-- BEGIN --

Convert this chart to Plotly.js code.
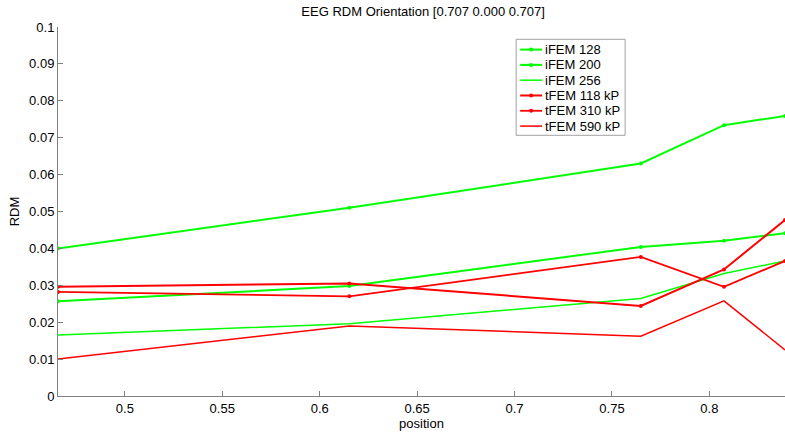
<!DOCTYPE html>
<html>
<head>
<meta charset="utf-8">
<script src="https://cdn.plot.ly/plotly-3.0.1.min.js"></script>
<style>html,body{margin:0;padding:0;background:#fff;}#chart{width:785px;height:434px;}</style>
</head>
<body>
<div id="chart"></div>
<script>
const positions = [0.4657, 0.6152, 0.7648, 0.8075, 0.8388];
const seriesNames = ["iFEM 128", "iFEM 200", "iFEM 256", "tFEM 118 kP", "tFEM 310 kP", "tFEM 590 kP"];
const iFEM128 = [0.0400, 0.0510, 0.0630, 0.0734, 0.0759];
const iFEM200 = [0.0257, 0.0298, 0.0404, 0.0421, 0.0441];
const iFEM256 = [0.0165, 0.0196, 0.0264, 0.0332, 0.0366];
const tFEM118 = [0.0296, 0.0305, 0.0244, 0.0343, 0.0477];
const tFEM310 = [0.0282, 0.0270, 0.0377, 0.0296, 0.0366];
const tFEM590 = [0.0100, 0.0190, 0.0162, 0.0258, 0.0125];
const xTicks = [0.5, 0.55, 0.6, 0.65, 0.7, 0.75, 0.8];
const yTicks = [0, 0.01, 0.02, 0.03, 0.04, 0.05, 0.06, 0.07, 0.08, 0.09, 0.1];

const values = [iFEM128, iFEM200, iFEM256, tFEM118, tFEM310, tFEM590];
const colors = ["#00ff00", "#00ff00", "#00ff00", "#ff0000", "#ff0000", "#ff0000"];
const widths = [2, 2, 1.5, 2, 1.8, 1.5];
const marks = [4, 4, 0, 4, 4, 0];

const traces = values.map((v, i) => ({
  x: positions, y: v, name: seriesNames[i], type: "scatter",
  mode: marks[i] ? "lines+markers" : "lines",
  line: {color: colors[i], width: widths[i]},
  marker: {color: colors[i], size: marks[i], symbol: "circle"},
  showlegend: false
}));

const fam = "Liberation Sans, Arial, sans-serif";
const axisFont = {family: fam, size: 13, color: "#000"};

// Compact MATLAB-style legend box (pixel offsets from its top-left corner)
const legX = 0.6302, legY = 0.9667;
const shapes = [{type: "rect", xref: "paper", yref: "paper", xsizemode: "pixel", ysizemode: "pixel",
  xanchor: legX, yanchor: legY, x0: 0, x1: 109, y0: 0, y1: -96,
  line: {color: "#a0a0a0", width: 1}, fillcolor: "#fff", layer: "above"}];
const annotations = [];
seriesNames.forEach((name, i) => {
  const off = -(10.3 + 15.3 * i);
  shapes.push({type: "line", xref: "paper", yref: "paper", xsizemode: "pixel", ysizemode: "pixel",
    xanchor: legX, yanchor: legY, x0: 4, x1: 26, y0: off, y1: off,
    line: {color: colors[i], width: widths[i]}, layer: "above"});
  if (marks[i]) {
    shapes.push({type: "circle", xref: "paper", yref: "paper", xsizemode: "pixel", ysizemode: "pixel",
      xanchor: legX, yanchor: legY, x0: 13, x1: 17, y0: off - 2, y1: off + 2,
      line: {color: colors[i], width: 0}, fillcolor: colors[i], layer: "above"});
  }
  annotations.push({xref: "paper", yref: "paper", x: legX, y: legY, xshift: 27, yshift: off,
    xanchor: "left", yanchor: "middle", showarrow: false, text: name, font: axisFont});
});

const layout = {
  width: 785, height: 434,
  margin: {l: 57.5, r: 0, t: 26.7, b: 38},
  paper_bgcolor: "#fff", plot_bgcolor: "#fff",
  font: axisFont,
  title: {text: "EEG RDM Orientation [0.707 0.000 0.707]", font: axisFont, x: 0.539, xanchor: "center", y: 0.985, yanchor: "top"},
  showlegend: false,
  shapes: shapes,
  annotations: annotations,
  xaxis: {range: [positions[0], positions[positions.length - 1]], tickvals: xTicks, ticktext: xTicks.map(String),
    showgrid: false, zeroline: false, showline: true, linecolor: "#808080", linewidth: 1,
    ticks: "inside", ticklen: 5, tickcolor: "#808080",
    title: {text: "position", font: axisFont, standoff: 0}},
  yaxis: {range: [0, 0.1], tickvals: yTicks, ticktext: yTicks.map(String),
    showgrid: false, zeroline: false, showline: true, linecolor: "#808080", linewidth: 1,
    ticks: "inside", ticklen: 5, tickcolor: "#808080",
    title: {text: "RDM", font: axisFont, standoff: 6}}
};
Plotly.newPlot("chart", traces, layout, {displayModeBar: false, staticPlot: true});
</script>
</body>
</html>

-- END --

◆ INSTRUCTION ◆
Restate the listing above word for word, and skip the pictures.

◆ THE RESPONSE ◆
Convert this chart to Plotly.js code.
<!DOCTYPE html>
<html>
<head>
<meta charset="utf-8">
<script src="https://cdn.plot.ly/plotly-3.0.1.min.js"></script>
<style>html,body{margin:0;padding:0;background:#fff;}#chart{width:785px;height:434px;}</style>
</head>
<body>
<div id="chart"></div>
<script>
const positions = [0.4657, 0.6152, 0.7648, 0.8075, 0.8388];
const seriesNames = ["iFEM 128", "iFEM 200", "iFEM 256", "tFEM 118 kP", "tFEM 310 kP", "tFEM 590 kP"];
const iFEM128 = [0.0400, 0.0510, 0.0630, 0.0734, 0.0759];
const iFEM200 = [0.0257, 0.0298, 0.0404, 0.0421, 0.0441];
const iFEM256 = [0.0165, 0.0196, 0.0264, 0.0332, 0.0366];
const tFEM118 = [0.0296, 0.0305, 0.0244, 0.0343, 0.0477];
const tFEM310 = [0.0282, 0.0270, 0.0377, 0.0296, 0.0366];
const tFEM590 = [0.0100, 0.0190, 0.0162, 0.0258, 0.0125];
const xTicks = [0.5, 0.55, 0.6, 0.65, 0.7, 0.75, 0.8];
const yTicks = [0, 0.01, 0.02, 0.03, 0.04, 0.05, 0.06, 0.07, 0.08, 0.09, 0.1];

const values = [iFEM128, iFEM200, iFEM256, tFEM118, tFEM310, tFEM590];
const colors = ["#00ff00", "#00ff00", "#00ff00", "#ff0000", "#ff0000", "#ff0000"];
const widths = [2, 2, 1.5, 2, 1.8, 1.5];
const marks = [4, 4, 0, 4, 4, 0];

const traces = values.map((v, i) => ({
  x: positions, y: v, name: seriesNames[i], type: "scatter",
  mode: marks[i] ? "lines+markers" : "lines",
  line: {color: colors[i], width: widths[i]},
  marker: {color: colors[i], size: marks[i], symbol: "circle"},
  showlegend: false
}));

const fam = "Liberation Sans, Arial, sans-serif";
const axisFont = {family: fam, size: 13, color: "#000"};

// Compact MATLAB-style legend box (pixel offsets from its top-left corner)
const legX = 0.6302, legY = 0.9667;
const shapes = [{type: "rect", xref: "paper", yref: "paper", xsizemode: "pixel", ysizemode: "pixel",
  xanchor: legX, yanchor: legY, x0: 0, x1: 109, y0: 0, y1: -96,
  line: {color: "#a0a0a0", width: 1}, fillcolor: "#fff", layer: "above"}];
const annotations = [];
seriesNames.forEach((name, i) => {
  const off = -(10.3 + 15.3 * i);
  shapes.push({type: "line", xref: "paper", yref: "paper", xsizemode: "pixel", ysizemode: "pixel",
    xanchor: legX, yanchor: legY, x0: 4, x1: 26, y0: off, y1: off,
    line: {color: colors[i], width: widths[i]}, layer: "above"});
  if (marks[i]) {
    shapes.push({type: "circle", xref: "paper", yref: "paper", xsizemode: "pixel", ysizemode: "pixel",
      xanchor: legX, yanchor: legY, x0: 13, x1: 17, y0: off - 2, y1: off + 2,
      line: {color: colors[i], width: 0}, fillcolor: colors[i], layer: "above"});
  }
  annotations.push({xref: "paper", yref: "paper", x: legX, y: legY, xshift: 27, yshift: off,
    xanchor: "left", yanchor: "middle", showarrow: false, text: name, font: axisFont});
});

const layout = {
  width: 785, height: 434,
  margin: {l: 57.5, r: 0, t: 26.7, b: 38},
  paper_bgcolor: "#fff", plot_bgcolor: "#fff",
  font: axisFont,
  title: {text: "EEG RDM Orientation [0.707 0.000 0.707]", font: axisFont, x: 0.539, xanchor: "center", y: 0.985, yanchor: "top"},
  showlegend: false,
  shapes: shapes,
  annotations: annotations,
  xaxis: {range: [positions[0], positions[positions.length - 1]], tickvals: xTicks, ticktext: xTicks.map(String),
    showgrid: false, zeroline: false, showline: true, linecolor: "#808080", linewidth: 1,
    ticks: "inside", ticklen: 5, tickcolor: "#808080",
    title: {text: "position", font: axisFont, standoff: 0}},
  yaxis: {range: [0, 0.1], tickvals: yTicks, ticktext: yTicks.map(String),
    showgrid: false, zeroline: false, showline: true, linecolor: "#808080", linewidth: 1,
    ticks: "inside", ticklen: 5, tickcolor: "#808080",
    title: {text: "RDM", font: axisFont, standoff: 6}}
};
Plotly.newPlot("chart", traces, layout, {displayModeBar: false, staticPlot: true});
</script>
</body>
</html>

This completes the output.